WHAT IS ASKED
Among the entries below, count the lines that contain the word "Clone". Write down only the total.

INPUT
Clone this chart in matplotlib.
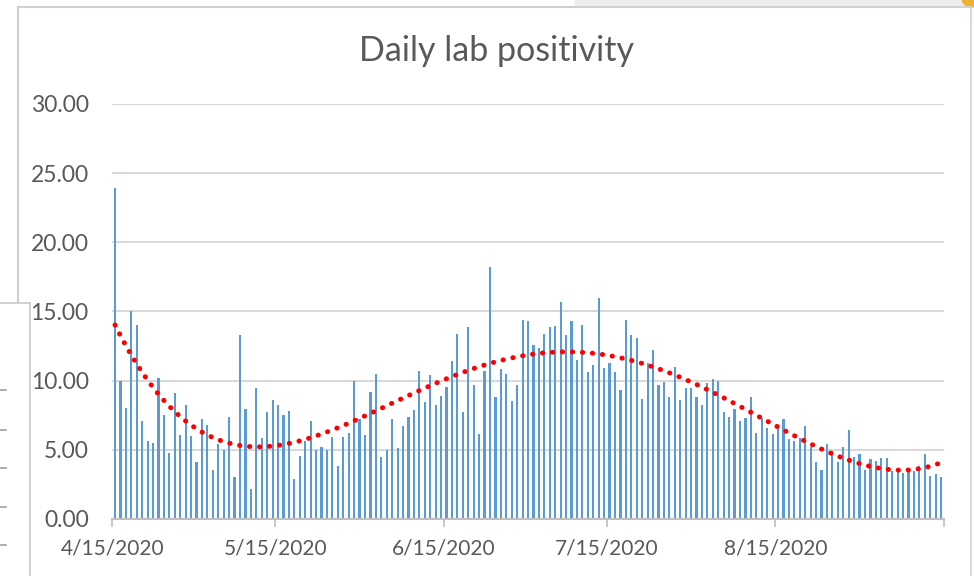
import numpy as np
import pandas as pd
import matplotlib
matplotlib.use("Agg")
import matplotlib.pyplot as plt
import matplotlib.dates as mdates
from matplotlib.patches import Rectangle, Circle
from matplotlib.lines import Line2D

# daily lab positivity (%), 4/15/2020 .. 9/14/2020
positivity = [
    23.9, 10.0, 8.0, 15.0, 14.0, 7.05, 5.65, 5.5, 10.2, 7.5,
    4.75, 9.1, 6.1, 8.25, 6.0, 4.15, 7.25, 6.8, 3.55, 5.4,
    5.0, 7.4, 3.0, 13.3, 7.95, 2.2, 9.45, 5.85, 7.7, 8.6,
    8.25, 7.5, 7.8, 2.9, 4.55, 5.65, 7.1, 5.0, 5.2, 5.0,
    5.9, 3.85, 5.9, 6.2, 10.0, 7.2, 6.05, 9.2, 10.5, 4.45,
    4.95, 7.25, 5.1, 6.75, 7.35, 7.9, 10.7, 8.45, 10.4, 8.25,
    8.9, 9.55, 11.4, 13.4, 7.7, 13.85, 9.7, 6.15, 10.7, 18.2,
    8.8, 10.85, 10.45, 8.5, 9.7, 14.4, 14.3, 12.55, 12.35, 13.35,
    13.85, 13.95, 15.7, 13.3, 14.3, 11.5, 14.05, 10.65, 11.1, 16.0,
    10.9, 11.25, 10.65, 9.3, 14.4, 13.3, 13.05, 8.7, 11.25, 12.2,
    9.65, 9.9, 8.8, 10.95, 8.6, 9.45, 9.5, 8.8, 8.25, 9.8,
    10.15, 10.0, 7.7, 7.4, 7.95, 7.1, 7.3, 8.8, 6.2, 7.3,
    6.55, 6.15, 6.7, 7.25, 5.75, 5.65, 5.85, 6.75, 5.2, 4.1,
    3.55, 5.4, 4.9, 4.1, 5.2, 6.4, 4.45, 4.7, 3.55, 4.3,
    4.2, 4.4, 4.4, 3.5, 3.45, 3.35, 3.5, 3.5, 3.85, 4.7,
    3.1, 3.25, 3.0,
]
start_date = "2020-04-15"
tick_dates = ["2020-04-15", "2020-05-15", "2020-06-15", "2020-07-15",
              "2020-08-15", "2020-09-15"]
tick_labels = ["4/15/2020", "5/15/2020", "6/15/2020", "7/15/2020",
               "8/15/2020", ""]
y_ticks = [0, 5, 10, 15, 20, 25, 30]

plt.rcParams["font.family"] = ["Lato", "DejaVu Sans"]

dates = pd.date_range(start_date, periods=len(positivity))
x = mdates.date2num(dates)
y = np.array(positivity)

# polynomial trendline like Excel (order 4)
coef = np.polyfit(np.arange(len(y)), y, 4)
trend = np.polyval(coef, np.arange(len(y)))

fig = plt.figure(figsize=(9.74, 5.76), dpi=100)
ax = fig.add_axes([0.1153, 0.099, 0.8537, 0.7205])

ax.bar(x, y, width=0.4, color="#5B9BD5", zorder=2)
ax.plot(x, trend, color="#FF0000", lw=3.6, linestyle=(0, (0.05, 1.95)),
        dash_capstyle="round", zorder=3)

ax.set_ylim(0, 30)
ax.set_xlim(x[0] - 0.5, x[-1] + 0.5)
ax.set_yticks(y_ticks)
ax.set_yticklabels([f"{v:.2f}" for v in y_ticks])
ax.yaxis.grid(True, color="#D9D9D9", lw=1.5, zorder=0)
ax.set_axisbelow(True)

tick_pos = mdates.date2num(pd.to_datetime(tick_dates)) - 0.5
ax.set_xticks(tick_pos)
ax.set_xticklabels(tick_labels)

for s in ["top", "right", "left"]:
    ax.spines[s].set_visible(False)
ax.spines["bottom"].set_color("#BFBFBF")
ax.spines["bottom"].set_linewidth(1.5)
ax.tick_params(axis="x", length=6, width=1.2, color="#BFBFBF",
               labelsize=15, labelcolor="#595959", pad=8)
ax.tick_params(axis="y", length=0, labelsize=16.5, labelcolor="#595959", pad=17)

fig.text(0.51, 0.912, "Daily lab positivity", ha="center", va="center",
         fontsize=24.5, color="#595959")

# screenshot frame bits
fig.patches.append(Rectangle((0.59, 0.99), 0.42, 0.02, transform=fig.transFigure,
                             color="#EDEDED", zorder=0))
fig.patches.append(Circle((1.0, 1.0), 0.012, transform=fig.transFigure,
                          color="#F0B030", zorder=1))
fig.lines.append(Line2D([0.0185, 0.0185], [0.47, 0.988], transform=fig.transFigure,
                        color="#D0D0D0", lw=1.5))
fig.lines.append(Line2D([0.0185, 0.997], [0.988, 0.988], transform=fig.transFigure,
                        color="#D0D0D0", lw=1.5))
fig.lines.append(Line2D([0.997, 0.997], [0.0, 0.988], transform=fig.transFigure,
                        color="#D0D0D0", lw=1.2))
fig.patches.append(Rectangle((-0.01, -0.01), 0.041, 0.484, transform=fig.transFigure,
                             facecolor="white", edgecolor="#C8C8C8", lw=1.2, zorder=5))
for yy in [390, 430, 468, 507, 545]:
    fig.lines.append(Line2D([0.0, 0.006], [1 - yy / 576] * 2, transform=fig.transFigure,
                            color="#A0A0A0", lw=1.2, zorder=6))

fig.savefig("out.png", dpi=100)
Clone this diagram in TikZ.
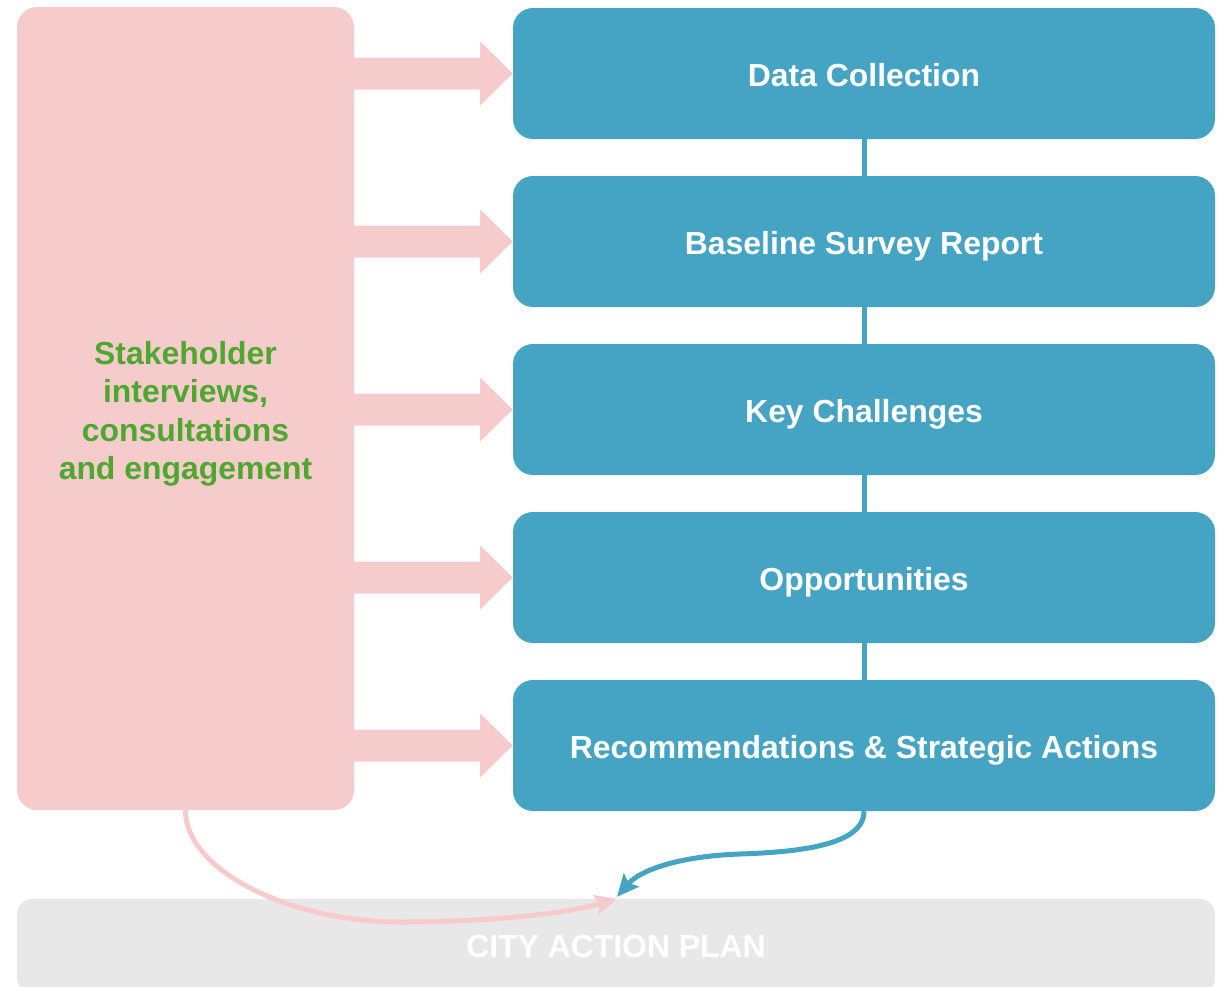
\documentclass[tikz,border=0pt]{standalone}
\usepackage{fontspec}
\setmainfont{Liberation Sans}
\usetikzlibrary{arrows.meta,calc}
\definecolor{pinkc}{HTML}{F5CBCB}
\definecolor{bluec}{HTML}{45A3C4}
\definecolor{greenc}{HTML}{4EA72E}
\definecolor{greyc}{HTML}{E8E8E8}
\tikzset{
  txt/.style={font=\fontsize{31.9}{38.5}\selectfont\bfseries},
  stepbox/.style={txt, fill=bluec, text=white, rounded corners=20pt, minimum width=702pt, minimum height=131pt, inner sep=0pt, text height=25pt, text depth=0pt},
  stakebox/.style={txt, fill=pinkc, text=greenc, rounded corners=20pt, minimum width=337pt, minimum height=803pt, align=center, inner sep=0pt},
  planbox/.style={txt, fill=greyc, text=white, rounded corners=15pt, minimum width=1198pt, minimum height=94pt, inner sep=0pt, text height=23pt, text depth=0pt},
  vlink/.style={draw=bluec, line width=5pt},
  pinkcurve/.style={draw=pinkc, line width=5pt, -{Stealth[length=22pt,width=20pt,inset=4pt]}},
  bluecurve/.style={draw=bluec, line width=5pt, -{Stealth[length=22pt,width=20pt,inset=4pt]}},
}
\begin{document}
\begin{tikzpicture}[x=1pt,y=-1pt]
\useasboundingbox (0,0) rectangle (1223,986);
\node[stakebox] (stake) at (185.5,408.5) {\rule{0pt}{34pt}Stakeholder\\interviews,\\consultations\\and engagement};
\node[stepbox] (b1) at (864,73.5) {Data Collection};
\node[stepbox] (b2) at (864,241.5) {Baseline Survey Report};
\node[stepbox] (b3) at (864,409.5) {Key Challenges};
\node[stepbox] (b4) at (864,577.5) {Opportunities};
\node[stepbox] (b5) at (864,745.5) {Recommendations \& Strategic Actions};
\node[planbox] (plan) at (616,946) {CITY ACTION PLAN};
% fat arrows
\foreach \b in {b1,b2,b3,b4,b5}{
  \coordinate (s) at ($(stake.east |- \b.west)+(-1,0)$);
  \fill[pinkc] ($(s)+(0,-16)$) -- ($(s)+(127,-16)$) -- ($(s)+(127,-32)$) -- (\b.west)
     -- ($(s)+(127,32)$) -- ($(s)+(127,16)$) -- ($(s)+(0,16)$) -- cycle;
}
% vertical links
\draw[vlink] (b1.south) -- (b2.north);
\draw[vlink] (b2.south) -- (b3.north);
\draw[vlink] (b3.south) -- (b4.north);
\draw[vlink] (b4.south) -- (b5.north);
% curves
\draw[pinkcurve] (stake.south) .. controls (185,870) and (290,922) .. (400,922) .. controls (480,922) and (560,915) .. ($(plan.north)+(1,0)$);
\draw[bluecurve] (b5.south) .. controls (864,845) and (800,852) .. (740,854) .. controls (680,856) and (640,870) .. ($(plan.north)+(1,-2)$);
\end{tikzpicture}
\end{document}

COMPLETED TASK
2